* **EXERCISE GOAL**
Among these lines, how many include "Output"? Answer only with the number.

* **THE DATA**
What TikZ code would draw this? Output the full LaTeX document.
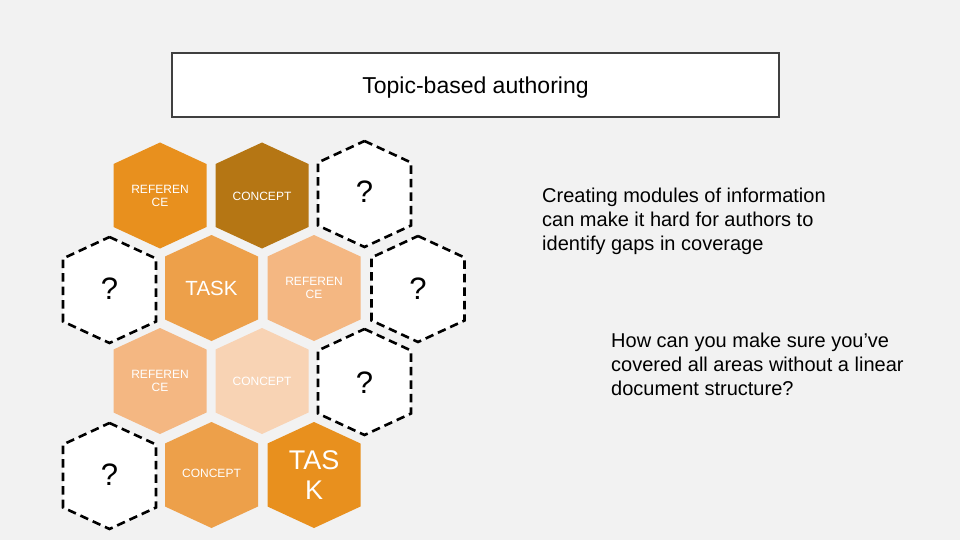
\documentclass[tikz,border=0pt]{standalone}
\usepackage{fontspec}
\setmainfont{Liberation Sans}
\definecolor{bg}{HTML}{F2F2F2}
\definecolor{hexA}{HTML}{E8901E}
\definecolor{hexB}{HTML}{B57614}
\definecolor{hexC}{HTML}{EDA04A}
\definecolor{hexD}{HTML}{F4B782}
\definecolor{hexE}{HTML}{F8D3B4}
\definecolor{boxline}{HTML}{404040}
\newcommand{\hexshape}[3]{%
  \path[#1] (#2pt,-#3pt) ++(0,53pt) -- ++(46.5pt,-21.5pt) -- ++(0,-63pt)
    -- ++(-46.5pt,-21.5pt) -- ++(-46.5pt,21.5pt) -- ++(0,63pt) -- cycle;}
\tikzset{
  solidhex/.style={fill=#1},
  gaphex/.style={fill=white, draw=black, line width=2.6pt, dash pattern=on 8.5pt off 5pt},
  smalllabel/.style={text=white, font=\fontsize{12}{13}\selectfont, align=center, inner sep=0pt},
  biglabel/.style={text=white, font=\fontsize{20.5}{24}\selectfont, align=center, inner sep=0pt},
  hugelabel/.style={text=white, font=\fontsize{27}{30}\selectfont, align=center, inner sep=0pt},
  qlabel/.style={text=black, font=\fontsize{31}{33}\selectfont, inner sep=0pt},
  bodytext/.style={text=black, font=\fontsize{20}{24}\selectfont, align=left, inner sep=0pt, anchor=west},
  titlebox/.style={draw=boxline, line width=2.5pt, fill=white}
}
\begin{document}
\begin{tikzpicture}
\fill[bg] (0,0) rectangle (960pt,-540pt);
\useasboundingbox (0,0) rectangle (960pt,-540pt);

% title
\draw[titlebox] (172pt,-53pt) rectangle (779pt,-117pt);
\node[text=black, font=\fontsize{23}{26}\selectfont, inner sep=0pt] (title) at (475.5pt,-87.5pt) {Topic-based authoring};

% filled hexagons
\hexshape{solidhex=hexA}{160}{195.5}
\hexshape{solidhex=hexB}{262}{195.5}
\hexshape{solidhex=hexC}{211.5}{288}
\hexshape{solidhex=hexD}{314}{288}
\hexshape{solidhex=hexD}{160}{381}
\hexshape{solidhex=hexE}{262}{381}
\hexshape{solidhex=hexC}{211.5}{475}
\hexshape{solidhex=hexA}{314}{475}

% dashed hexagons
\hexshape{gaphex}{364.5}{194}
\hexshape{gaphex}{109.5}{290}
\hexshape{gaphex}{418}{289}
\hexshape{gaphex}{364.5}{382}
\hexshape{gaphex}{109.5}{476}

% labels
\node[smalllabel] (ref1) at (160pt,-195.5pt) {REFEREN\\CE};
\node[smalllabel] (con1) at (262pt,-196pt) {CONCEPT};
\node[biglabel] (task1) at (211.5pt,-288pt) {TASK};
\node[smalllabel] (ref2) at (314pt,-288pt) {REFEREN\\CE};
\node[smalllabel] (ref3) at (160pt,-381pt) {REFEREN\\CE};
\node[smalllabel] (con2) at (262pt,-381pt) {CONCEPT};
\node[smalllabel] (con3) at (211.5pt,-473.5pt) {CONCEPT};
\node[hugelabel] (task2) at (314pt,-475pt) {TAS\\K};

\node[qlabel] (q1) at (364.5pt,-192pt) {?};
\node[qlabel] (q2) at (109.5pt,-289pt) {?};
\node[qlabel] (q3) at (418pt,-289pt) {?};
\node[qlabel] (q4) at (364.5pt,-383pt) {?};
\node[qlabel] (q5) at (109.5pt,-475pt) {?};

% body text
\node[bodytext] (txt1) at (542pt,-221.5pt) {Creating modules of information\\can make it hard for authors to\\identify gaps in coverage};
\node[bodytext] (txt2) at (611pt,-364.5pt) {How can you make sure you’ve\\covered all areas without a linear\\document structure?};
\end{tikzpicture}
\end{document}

--

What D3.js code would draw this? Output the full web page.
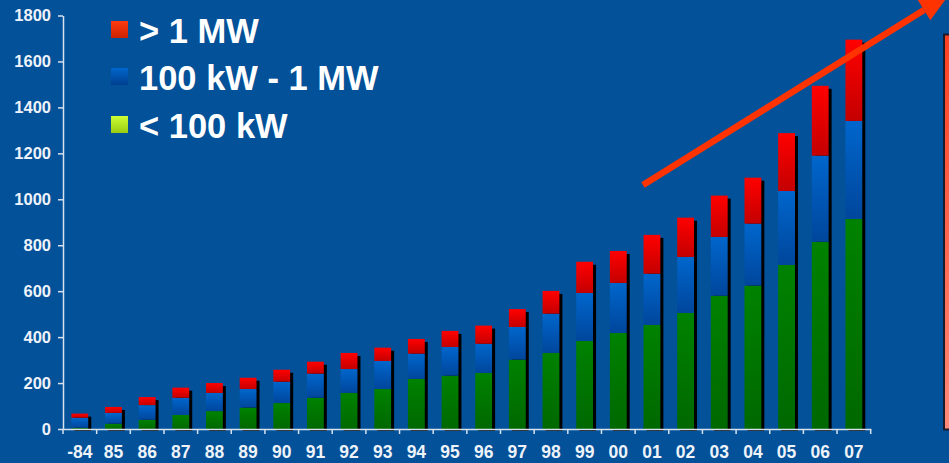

* **CORRECT RESPONSE**
2